On Sept. 30, may they all step up, and take a positive step forward on the Road to Reconciliation. And then take more steps, as the road is a long one.

The TRC in 2015 listed 94 Calls to Action. The road could start with them.

And the Assembly of First Nations has issued an education toolkit that includes the history of the residential school system, and its impacts on Indigenous people.

We close our appeal with these words of wisdom from Murray Sinclair, retired senator and Indigenous leader:

My colleague Marie Wilson, one of the TRC commissioners, was always fond of saying that reconciliation is not a spectator sport. You have to do something. So, many people took that to heart and are doing something.

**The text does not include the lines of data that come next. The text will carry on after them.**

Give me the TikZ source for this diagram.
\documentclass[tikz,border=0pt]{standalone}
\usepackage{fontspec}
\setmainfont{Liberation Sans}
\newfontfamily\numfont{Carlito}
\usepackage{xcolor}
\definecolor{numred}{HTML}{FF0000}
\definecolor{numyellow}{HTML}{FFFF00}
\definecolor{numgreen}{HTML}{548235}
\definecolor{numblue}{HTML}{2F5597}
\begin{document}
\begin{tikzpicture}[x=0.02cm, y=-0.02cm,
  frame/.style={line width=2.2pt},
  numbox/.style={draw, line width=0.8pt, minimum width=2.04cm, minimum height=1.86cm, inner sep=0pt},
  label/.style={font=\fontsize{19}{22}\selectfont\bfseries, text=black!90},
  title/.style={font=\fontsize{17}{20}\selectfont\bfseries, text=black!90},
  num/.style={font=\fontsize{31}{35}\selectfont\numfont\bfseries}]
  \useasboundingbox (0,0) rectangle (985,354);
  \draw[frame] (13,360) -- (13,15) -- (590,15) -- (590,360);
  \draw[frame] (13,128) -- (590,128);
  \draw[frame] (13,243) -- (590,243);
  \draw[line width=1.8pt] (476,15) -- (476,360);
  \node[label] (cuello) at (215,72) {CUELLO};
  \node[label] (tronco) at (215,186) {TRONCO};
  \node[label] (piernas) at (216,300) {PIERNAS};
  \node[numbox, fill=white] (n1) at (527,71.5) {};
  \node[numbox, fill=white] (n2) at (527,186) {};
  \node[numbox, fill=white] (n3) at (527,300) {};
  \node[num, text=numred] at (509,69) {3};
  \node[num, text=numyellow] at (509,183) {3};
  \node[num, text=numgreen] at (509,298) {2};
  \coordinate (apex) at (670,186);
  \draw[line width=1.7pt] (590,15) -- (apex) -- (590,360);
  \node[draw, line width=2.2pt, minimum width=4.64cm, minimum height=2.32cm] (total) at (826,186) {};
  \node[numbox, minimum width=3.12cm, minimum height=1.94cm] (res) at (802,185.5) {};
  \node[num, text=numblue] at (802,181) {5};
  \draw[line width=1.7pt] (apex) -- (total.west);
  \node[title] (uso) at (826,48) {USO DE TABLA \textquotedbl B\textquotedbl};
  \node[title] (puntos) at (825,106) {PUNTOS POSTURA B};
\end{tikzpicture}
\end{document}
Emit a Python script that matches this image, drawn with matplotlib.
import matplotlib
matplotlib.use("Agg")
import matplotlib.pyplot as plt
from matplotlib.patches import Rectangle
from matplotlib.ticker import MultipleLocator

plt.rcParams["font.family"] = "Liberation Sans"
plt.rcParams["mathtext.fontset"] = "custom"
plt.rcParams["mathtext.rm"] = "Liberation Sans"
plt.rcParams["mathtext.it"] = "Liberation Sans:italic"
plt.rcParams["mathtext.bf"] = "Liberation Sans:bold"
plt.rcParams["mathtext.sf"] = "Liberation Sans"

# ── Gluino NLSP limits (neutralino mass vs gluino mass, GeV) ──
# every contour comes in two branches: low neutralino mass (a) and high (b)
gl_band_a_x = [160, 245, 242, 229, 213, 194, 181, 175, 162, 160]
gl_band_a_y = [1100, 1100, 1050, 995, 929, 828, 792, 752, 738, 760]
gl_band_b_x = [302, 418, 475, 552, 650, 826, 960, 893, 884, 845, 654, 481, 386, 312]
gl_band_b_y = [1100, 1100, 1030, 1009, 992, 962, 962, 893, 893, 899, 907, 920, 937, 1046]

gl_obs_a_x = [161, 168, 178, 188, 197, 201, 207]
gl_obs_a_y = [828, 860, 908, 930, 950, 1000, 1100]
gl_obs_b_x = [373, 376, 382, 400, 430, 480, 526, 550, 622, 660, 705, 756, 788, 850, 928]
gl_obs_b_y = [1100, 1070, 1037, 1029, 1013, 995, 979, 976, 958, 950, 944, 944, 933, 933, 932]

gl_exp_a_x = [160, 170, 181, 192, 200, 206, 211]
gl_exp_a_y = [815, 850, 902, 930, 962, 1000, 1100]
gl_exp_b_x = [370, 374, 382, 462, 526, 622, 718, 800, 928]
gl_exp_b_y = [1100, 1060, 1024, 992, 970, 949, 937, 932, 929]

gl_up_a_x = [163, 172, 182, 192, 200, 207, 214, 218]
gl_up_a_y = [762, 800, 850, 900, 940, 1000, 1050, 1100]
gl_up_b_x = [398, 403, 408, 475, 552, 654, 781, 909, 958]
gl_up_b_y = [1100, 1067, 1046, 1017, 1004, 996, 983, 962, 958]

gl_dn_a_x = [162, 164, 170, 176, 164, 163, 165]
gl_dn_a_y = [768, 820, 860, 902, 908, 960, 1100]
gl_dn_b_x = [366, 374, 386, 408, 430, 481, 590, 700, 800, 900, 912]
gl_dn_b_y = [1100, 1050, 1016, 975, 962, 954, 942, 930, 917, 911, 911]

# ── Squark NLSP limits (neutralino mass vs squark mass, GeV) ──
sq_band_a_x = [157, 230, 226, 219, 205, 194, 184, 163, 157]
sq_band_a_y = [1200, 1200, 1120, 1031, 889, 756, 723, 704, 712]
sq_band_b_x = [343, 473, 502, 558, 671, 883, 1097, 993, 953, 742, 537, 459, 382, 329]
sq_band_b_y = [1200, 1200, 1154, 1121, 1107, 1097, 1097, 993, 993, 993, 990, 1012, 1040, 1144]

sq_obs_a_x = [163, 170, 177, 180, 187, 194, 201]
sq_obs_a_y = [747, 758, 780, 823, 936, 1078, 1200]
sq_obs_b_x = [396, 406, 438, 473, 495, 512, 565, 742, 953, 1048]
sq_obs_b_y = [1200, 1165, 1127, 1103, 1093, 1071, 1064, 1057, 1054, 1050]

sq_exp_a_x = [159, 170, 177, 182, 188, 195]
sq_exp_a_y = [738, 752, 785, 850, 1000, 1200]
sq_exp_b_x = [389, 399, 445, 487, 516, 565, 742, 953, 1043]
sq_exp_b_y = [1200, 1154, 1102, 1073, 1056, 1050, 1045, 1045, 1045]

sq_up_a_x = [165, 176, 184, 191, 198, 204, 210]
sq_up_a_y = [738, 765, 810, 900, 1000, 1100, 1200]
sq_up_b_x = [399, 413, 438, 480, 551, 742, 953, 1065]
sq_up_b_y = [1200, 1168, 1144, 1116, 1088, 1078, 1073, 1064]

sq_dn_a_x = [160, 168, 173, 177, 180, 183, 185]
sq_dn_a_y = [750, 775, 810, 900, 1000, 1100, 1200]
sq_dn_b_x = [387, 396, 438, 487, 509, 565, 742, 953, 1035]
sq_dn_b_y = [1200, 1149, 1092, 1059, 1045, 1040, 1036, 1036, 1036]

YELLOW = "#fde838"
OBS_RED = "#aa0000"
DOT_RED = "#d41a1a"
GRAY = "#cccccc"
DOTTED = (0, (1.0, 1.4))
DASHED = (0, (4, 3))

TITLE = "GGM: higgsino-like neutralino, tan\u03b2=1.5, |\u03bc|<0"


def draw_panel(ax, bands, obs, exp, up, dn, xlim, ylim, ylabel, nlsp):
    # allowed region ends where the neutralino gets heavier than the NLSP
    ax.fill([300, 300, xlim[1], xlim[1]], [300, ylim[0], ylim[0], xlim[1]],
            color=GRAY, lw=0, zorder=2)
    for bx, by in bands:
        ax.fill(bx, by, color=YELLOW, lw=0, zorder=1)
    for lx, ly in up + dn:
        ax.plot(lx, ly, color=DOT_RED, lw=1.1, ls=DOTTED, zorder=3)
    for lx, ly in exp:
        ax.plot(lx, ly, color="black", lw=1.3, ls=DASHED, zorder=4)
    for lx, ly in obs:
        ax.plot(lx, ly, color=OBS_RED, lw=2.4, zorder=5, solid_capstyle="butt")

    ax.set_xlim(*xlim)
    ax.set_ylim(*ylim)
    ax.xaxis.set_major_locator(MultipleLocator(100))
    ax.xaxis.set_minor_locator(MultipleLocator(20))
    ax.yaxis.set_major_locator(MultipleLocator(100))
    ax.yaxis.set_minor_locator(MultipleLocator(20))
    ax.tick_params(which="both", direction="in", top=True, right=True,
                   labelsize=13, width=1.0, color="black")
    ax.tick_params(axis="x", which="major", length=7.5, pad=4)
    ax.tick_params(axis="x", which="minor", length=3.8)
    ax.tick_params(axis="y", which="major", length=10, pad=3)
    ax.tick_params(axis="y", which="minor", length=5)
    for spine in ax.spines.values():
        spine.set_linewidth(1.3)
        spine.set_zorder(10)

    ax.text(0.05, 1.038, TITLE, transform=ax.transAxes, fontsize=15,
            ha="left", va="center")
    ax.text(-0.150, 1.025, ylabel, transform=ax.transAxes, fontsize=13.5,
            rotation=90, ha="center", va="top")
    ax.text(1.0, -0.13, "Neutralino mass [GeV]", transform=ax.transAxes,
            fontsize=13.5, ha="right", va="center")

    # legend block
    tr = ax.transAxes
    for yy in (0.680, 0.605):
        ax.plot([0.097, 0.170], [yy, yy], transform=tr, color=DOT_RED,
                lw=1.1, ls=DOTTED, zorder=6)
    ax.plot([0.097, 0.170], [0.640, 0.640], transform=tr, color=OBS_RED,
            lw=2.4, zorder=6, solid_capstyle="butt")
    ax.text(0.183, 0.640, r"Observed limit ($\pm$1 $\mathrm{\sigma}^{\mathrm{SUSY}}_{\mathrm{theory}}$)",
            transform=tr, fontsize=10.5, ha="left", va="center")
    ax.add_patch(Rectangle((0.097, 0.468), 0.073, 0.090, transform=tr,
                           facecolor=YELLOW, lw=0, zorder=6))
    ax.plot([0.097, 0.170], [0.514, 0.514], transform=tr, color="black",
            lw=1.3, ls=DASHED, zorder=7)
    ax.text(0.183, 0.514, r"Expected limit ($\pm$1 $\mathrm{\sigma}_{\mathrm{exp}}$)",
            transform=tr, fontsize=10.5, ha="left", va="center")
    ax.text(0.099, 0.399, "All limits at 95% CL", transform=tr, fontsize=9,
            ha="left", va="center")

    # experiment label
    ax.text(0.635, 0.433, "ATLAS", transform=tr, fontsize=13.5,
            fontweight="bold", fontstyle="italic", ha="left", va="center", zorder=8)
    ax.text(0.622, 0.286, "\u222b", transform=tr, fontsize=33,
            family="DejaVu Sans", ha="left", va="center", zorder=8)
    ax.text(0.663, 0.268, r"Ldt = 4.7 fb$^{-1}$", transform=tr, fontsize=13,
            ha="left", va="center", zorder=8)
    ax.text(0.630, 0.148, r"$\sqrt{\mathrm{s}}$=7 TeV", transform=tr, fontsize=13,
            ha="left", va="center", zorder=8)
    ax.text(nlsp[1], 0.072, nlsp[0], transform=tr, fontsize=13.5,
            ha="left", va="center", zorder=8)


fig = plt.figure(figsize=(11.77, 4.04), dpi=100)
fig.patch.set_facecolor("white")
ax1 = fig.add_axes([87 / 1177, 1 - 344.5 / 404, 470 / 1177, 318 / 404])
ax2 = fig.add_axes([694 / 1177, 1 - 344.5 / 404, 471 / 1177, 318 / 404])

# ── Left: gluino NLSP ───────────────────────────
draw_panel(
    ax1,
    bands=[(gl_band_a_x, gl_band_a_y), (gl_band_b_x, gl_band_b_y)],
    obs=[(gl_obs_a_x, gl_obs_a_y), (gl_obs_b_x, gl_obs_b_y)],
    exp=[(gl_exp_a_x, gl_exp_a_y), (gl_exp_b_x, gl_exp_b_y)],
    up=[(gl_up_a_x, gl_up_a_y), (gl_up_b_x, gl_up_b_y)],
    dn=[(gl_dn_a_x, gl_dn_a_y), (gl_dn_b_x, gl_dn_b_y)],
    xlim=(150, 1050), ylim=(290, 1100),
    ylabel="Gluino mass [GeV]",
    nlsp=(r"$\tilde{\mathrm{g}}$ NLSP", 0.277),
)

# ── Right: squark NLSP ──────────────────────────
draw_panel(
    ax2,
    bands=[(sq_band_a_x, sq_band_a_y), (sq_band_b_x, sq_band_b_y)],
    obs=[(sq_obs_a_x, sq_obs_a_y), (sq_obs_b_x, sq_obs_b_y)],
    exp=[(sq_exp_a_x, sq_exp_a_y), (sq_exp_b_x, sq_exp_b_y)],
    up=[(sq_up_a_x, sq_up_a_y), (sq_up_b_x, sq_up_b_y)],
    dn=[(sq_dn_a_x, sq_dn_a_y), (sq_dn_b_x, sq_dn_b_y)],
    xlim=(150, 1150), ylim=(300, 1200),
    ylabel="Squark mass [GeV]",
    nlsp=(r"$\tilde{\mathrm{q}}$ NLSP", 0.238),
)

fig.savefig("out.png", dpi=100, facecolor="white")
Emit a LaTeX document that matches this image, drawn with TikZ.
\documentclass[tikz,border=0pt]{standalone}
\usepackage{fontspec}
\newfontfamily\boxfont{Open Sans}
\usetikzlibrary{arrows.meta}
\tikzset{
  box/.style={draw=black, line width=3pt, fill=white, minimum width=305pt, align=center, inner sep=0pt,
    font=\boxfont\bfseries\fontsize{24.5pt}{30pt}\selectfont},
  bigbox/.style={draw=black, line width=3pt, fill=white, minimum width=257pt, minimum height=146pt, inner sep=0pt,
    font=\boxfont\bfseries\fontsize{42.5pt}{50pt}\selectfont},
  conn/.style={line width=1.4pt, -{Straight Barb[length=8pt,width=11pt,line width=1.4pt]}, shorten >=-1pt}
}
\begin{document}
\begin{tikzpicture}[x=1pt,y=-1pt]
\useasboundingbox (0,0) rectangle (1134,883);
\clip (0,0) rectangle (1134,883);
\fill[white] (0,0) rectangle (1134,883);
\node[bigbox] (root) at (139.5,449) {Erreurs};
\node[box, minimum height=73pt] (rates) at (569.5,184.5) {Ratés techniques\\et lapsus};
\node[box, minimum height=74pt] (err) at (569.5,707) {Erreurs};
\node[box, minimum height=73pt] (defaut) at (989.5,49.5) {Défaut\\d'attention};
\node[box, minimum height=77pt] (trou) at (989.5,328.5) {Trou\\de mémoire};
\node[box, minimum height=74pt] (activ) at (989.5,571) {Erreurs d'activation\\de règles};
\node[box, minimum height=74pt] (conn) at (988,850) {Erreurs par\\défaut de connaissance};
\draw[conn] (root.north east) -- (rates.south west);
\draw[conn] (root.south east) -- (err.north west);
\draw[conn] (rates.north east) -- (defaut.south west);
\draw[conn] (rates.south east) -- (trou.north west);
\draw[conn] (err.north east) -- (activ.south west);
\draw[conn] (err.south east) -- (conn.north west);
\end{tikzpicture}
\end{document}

“Whatever it is, whether it’s wearing a shirt or talking to their kids or sending money to a good Indigenous cause, they’re doing something and those things are good.

“But those who have more power have more responsibility. So that means that everybody has to convince them to use their power wisely, to use their privilege wisely, to be more open to recognizing the impact that they can have.

“This is a situation where the perpetrator himself has to understand what they have done wrong, what they must do right and therefore take action in that way.

“I always tell people, imagine if the tables were turned in the sense that this had happened to you. If your children had been taken away. What would you want to do about that?”

Let us remember. Let us reflect. Let us act.